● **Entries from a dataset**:
────

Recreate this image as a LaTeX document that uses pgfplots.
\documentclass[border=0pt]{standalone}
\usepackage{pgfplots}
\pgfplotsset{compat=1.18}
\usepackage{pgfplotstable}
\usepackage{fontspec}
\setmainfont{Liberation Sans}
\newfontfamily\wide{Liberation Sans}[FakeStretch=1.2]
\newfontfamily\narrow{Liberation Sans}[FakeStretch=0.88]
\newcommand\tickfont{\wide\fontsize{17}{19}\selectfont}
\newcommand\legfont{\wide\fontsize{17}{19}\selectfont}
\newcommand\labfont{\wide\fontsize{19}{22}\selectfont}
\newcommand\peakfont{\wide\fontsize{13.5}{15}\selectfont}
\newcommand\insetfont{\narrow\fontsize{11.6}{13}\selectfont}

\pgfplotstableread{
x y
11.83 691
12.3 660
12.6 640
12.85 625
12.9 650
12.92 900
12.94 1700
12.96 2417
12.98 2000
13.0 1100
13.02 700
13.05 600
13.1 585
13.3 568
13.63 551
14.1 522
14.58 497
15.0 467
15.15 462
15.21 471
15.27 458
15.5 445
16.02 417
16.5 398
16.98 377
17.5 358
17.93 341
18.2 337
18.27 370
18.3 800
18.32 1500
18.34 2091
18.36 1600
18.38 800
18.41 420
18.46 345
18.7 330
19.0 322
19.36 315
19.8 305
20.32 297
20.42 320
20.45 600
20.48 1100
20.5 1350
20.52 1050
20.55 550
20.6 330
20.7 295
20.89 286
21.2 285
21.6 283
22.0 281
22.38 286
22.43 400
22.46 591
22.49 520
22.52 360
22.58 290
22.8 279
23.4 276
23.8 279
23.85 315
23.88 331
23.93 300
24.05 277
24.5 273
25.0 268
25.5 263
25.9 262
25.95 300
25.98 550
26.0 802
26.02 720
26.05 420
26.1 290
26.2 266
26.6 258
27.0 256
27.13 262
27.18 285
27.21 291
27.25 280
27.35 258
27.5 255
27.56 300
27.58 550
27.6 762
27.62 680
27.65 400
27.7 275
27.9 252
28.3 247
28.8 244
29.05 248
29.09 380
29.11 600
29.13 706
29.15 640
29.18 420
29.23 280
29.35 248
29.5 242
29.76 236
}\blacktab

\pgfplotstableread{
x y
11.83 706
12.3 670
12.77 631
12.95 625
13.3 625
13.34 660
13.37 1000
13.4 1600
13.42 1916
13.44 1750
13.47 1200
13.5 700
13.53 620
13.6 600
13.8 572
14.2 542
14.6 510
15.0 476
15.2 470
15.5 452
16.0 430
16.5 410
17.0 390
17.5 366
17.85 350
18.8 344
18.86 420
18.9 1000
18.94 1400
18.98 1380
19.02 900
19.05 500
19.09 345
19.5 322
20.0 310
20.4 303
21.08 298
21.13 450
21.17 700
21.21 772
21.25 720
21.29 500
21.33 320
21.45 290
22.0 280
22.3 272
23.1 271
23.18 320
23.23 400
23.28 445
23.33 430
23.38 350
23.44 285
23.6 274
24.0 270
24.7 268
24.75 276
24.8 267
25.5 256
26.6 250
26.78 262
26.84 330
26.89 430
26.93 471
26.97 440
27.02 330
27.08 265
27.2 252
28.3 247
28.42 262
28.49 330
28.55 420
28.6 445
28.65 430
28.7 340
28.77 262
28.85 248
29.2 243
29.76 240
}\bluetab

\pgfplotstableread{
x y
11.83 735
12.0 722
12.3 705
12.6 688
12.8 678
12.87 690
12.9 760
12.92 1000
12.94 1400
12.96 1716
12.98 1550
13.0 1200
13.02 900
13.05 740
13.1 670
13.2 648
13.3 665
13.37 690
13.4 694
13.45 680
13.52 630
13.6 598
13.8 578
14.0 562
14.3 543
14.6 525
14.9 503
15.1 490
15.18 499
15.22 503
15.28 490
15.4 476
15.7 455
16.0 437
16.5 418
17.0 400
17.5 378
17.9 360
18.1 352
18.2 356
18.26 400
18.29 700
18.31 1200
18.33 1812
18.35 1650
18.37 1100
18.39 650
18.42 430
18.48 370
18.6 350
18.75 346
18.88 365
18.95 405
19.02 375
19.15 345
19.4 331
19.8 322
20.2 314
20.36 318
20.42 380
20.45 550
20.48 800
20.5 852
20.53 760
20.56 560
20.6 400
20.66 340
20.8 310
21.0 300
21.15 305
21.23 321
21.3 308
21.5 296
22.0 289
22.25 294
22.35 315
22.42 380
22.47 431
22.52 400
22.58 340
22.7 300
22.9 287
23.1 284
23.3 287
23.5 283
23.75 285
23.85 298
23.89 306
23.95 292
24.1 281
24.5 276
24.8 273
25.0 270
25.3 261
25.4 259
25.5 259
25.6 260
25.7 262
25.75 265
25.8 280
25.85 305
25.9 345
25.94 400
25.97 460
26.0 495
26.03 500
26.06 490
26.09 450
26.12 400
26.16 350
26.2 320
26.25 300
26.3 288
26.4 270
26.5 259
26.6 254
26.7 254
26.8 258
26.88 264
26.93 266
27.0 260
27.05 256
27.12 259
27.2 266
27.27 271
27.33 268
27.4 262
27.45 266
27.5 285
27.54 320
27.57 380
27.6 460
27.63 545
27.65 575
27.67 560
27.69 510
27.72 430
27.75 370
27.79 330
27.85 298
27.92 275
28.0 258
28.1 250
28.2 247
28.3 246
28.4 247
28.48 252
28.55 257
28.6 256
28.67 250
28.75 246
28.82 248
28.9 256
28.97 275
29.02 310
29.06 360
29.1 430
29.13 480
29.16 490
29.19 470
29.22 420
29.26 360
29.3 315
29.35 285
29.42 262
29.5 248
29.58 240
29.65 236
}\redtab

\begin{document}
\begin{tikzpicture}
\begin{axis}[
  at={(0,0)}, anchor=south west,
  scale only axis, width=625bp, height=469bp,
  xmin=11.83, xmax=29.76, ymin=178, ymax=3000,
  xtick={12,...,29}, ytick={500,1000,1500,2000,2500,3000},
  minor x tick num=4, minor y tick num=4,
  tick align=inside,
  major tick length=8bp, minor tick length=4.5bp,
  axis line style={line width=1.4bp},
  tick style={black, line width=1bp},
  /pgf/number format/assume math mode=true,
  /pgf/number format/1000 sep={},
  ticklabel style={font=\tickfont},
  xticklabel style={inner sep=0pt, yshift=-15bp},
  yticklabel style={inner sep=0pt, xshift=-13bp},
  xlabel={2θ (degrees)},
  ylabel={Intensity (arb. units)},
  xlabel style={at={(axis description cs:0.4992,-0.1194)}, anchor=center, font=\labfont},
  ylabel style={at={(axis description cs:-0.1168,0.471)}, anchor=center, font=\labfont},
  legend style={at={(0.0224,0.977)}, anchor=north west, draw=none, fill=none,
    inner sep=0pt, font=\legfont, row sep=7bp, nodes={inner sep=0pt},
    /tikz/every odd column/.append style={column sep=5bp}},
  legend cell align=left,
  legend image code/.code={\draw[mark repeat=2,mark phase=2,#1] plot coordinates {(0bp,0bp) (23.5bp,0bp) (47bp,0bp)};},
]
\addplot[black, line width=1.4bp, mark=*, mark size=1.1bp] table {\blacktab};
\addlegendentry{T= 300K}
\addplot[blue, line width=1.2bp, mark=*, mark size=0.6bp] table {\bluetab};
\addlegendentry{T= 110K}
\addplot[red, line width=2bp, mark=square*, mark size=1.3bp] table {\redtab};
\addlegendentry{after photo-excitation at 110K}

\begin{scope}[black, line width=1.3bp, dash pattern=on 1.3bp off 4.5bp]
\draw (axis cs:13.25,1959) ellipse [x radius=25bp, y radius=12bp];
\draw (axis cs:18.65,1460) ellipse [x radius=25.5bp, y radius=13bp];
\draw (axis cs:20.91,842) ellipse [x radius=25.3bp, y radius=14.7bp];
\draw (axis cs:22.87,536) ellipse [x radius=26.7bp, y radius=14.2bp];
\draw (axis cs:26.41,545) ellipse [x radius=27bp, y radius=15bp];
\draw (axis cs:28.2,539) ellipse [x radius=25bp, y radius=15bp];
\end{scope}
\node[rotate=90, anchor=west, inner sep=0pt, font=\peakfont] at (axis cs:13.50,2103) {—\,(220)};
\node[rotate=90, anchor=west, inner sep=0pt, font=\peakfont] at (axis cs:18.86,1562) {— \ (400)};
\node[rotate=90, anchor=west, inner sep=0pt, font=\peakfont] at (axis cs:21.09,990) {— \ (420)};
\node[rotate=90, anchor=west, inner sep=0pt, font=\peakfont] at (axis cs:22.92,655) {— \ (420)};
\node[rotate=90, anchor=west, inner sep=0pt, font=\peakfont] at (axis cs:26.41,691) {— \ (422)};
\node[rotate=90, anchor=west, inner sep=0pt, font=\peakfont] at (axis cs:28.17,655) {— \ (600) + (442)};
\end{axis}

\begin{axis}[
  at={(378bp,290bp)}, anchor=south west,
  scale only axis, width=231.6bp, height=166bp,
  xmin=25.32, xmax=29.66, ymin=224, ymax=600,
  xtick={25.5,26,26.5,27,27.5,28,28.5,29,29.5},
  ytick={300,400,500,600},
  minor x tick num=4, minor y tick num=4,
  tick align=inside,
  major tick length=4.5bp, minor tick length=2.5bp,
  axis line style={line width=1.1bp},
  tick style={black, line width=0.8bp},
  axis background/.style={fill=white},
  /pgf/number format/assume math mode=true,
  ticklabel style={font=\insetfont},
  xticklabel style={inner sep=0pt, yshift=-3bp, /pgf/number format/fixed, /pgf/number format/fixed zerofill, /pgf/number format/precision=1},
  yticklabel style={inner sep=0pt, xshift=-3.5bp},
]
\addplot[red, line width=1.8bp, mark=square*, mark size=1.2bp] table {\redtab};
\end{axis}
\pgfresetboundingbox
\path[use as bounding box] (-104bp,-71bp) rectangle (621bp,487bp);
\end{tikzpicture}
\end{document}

────

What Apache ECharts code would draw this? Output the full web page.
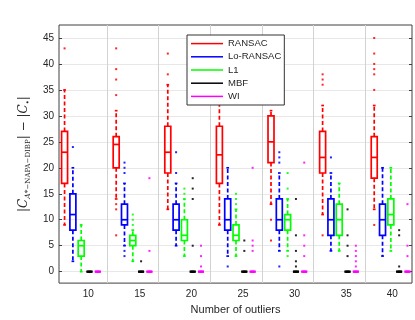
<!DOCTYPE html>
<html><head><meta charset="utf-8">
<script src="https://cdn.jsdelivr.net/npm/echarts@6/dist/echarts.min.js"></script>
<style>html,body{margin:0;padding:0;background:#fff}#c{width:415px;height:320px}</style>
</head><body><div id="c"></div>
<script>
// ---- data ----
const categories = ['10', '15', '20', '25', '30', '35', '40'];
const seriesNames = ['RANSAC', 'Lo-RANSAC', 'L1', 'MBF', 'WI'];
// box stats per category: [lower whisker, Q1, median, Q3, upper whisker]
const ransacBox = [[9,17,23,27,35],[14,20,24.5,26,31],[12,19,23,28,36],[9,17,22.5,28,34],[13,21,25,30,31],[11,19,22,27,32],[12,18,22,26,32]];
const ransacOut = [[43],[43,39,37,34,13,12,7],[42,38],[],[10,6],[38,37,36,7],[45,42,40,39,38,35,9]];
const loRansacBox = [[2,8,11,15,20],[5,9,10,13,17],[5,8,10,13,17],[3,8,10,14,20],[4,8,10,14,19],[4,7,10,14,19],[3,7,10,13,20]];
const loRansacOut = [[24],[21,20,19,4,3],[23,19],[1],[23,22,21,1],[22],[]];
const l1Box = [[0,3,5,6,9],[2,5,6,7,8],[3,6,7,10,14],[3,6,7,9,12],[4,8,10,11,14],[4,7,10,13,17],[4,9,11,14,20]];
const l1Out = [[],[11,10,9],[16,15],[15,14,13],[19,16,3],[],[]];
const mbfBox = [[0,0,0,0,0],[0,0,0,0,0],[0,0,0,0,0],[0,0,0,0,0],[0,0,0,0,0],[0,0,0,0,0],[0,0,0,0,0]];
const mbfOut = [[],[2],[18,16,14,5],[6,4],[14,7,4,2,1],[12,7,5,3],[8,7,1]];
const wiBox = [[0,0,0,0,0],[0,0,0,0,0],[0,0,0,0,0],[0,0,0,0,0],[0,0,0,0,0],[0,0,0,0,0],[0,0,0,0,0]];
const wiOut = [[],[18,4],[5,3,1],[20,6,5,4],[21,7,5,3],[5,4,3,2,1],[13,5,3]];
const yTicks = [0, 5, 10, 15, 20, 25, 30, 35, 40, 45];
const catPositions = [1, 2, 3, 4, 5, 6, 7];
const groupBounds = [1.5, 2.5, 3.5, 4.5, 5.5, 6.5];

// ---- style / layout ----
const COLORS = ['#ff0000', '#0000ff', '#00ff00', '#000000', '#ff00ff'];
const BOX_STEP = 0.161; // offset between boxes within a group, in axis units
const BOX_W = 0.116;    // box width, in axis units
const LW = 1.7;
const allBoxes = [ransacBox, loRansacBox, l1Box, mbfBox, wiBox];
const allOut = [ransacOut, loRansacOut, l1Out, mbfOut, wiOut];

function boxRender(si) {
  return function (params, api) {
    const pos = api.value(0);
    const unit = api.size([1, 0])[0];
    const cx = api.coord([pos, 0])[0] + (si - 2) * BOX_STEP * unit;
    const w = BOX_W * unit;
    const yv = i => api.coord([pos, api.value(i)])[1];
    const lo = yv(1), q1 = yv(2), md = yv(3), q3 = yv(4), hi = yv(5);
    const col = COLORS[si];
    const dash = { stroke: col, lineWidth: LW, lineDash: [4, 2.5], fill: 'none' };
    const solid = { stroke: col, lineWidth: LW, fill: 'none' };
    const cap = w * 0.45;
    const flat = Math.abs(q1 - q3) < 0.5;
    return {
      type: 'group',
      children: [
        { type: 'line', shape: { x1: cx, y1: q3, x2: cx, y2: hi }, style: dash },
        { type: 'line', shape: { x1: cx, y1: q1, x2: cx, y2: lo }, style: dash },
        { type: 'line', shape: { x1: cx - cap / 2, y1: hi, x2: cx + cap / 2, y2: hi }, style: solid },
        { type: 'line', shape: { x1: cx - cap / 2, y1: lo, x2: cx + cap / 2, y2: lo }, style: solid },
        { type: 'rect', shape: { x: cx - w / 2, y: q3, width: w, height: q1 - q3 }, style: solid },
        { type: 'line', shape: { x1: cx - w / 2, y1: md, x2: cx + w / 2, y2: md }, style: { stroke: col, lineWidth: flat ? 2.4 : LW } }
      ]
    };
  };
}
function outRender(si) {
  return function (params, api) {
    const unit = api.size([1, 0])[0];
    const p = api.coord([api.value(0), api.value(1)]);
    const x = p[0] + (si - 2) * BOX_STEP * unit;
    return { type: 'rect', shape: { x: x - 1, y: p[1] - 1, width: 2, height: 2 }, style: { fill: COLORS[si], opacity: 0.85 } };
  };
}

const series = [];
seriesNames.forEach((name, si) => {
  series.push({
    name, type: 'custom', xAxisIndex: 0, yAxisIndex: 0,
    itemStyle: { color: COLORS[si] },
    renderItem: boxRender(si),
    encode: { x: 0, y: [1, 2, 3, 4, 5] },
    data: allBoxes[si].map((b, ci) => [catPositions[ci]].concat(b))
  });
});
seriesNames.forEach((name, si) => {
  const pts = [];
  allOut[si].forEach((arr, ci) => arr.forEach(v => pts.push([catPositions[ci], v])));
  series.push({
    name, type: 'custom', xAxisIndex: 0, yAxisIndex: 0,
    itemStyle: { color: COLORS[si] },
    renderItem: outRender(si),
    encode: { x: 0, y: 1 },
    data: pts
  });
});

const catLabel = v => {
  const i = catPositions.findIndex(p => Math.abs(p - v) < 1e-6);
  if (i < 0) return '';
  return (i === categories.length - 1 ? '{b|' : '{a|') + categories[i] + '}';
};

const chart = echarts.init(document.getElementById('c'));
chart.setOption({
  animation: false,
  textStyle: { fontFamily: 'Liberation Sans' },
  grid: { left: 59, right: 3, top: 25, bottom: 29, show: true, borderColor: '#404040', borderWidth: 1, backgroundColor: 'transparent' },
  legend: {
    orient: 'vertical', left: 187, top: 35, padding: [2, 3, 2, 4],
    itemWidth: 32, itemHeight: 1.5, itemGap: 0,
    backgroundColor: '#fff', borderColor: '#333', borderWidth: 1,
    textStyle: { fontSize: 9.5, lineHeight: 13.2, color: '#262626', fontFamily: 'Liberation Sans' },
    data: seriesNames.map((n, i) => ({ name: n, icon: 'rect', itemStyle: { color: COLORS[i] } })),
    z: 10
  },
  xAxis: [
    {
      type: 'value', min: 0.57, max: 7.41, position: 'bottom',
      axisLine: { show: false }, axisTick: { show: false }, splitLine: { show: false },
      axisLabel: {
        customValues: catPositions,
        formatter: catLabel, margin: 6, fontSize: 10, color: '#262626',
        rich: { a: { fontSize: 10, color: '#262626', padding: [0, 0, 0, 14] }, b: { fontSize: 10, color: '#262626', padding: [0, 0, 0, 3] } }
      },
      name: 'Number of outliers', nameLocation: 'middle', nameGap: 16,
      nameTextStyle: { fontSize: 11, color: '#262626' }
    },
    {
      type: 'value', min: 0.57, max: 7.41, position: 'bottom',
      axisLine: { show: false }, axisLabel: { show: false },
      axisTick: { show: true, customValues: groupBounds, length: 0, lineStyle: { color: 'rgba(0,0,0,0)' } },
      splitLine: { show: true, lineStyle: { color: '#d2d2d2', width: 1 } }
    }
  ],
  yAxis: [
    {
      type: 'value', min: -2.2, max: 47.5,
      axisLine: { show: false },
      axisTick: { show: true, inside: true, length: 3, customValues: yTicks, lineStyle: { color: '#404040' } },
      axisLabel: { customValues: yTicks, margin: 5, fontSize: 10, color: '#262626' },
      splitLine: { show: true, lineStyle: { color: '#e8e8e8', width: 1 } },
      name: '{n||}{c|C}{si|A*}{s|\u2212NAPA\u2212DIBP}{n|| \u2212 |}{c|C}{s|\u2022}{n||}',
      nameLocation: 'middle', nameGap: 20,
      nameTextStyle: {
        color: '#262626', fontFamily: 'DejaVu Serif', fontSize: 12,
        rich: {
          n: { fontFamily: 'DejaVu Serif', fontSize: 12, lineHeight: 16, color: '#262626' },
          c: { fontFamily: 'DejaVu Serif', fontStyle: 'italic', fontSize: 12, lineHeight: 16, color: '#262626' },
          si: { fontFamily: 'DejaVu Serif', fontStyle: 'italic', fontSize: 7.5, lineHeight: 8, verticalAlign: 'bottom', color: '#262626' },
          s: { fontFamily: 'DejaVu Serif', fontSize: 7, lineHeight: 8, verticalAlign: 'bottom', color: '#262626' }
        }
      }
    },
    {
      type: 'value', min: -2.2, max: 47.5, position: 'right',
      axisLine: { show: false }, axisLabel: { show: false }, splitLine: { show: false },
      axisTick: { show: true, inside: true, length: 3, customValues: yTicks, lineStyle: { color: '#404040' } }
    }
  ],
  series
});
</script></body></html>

────

● **WRITTEN EXERCISE**: Print out, exactly and with nothing added, the lines starting at the line holding "What Apache ECharts" and ending at the line holding "const allOut = [ransacOut, loRansacOut, l1Out, mbfOut, wiOut];", minus any pictures.

● **EXERCISE SOLUTION**:
What Apache ECharts code would draw this? Output the full web page.
<!DOCTYPE html>
<html><head><meta charset="utf-8">
<script src="https://cdn.jsdelivr.net/npm/echarts@6/dist/echarts.min.js"></script>
<style>html,body{margin:0;padding:0;background:#fff}#c{width:415px;height:320px}</style>
</head><body><div id="c"></div>
<script>
// ---- data ----
const categories = ['10', '15', '20', '25', '30', '35', '40'];
const seriesNames = ['RANSAC', 'Lo-RANSAC', 'L1', 'MBF', 'WI'];
// box stats per category: [lower whisker, Q1, median, Q3, upper whisker]
const ransacBox = [[9,17,23,27,35],[14,20,24.5,26,31],[12,19,23,28,36],[9,17,22.5,28,34],[13,21,25,30,31],[11,19,22,27,32],[12,18,22,26,32]];
const ransacOut = [[43],[43,39,37,34,13,12,7],[42,38],[],[10,6],[38,37,36,7],[45,42,40,39,38,35,9]];
const loRansacBox = [[2,8,11,15,20],[5,9,10,13,17],[5,8,10,13,17],[3,8,10,14,20],[4,8,10,14,19],[4,7,10,14,19],[3,7,10,13,20]];
const loRansacOut = [[24],[21,20,19,4,3],[23,19],[1],[23,22,21,1],[22],[]];
const l1Box = [[0,3,5,6,9],[2,5,6,7,8],[3,6,7,10,14],[3,6,7,9,12],[4,8,10,11,14],[4,7,10,13,17],[4,9,11,14,20]];
const l1Out = [[],[11,10,9],[16,15],[15,14,13],[19,16,3],[],[]];
const mbfBox = [[0,0,0,0,0],[0,0,0,0,0],[0,0,0,0,0],[0,0,0,0,0],[0,0,0,0,0],[0,0,0,0,0],[0,0,0,0,0]];
const mbfOut = [[],[2],[18,16,14,5],[6,4],[14,7,4,2,1],[12,7,5,3],[8,7,1]];
const wiBox = [[0,0,0,0,0],[0,0,0,0,0],[0,0,0,0,0],[0,0,0,0,0],[0,0,0,0,0],[0,0,0,0,0],[0,0,0,0,0]];
const wiOut = [[],[18,4],[5,3,1],[20,6,5,4],[21,7,5,3],[5,4,3,2,1],[13,5,3]];
const yTicks = [0, 5, 10, 15, 20, 25, 30, 35, 40, 45];
const catPositions = [1, 2, 3, 4, 5, 6, 7];
const groupBounds = [1.5, 2.5, 3.5, 4.5, 5.5, 6.5];

// ---- style / layout ----
const COLORS = ['#ff0000', '#0000ff', '#00ff00', '#000000', '#ff00ff'];
const BOX_STEP = 0.161; // offset between boxes within a group, in axis units
const BOX_W = 0.116;    // box width, in axis units
const LW = 1.7;
const allBoxes = [ransacBox, loRansacBox, l1Box, mbfBox, wiBox];
const allOut = [ransacOut, loRansacOut, l1Out, mbfOut, wiOut];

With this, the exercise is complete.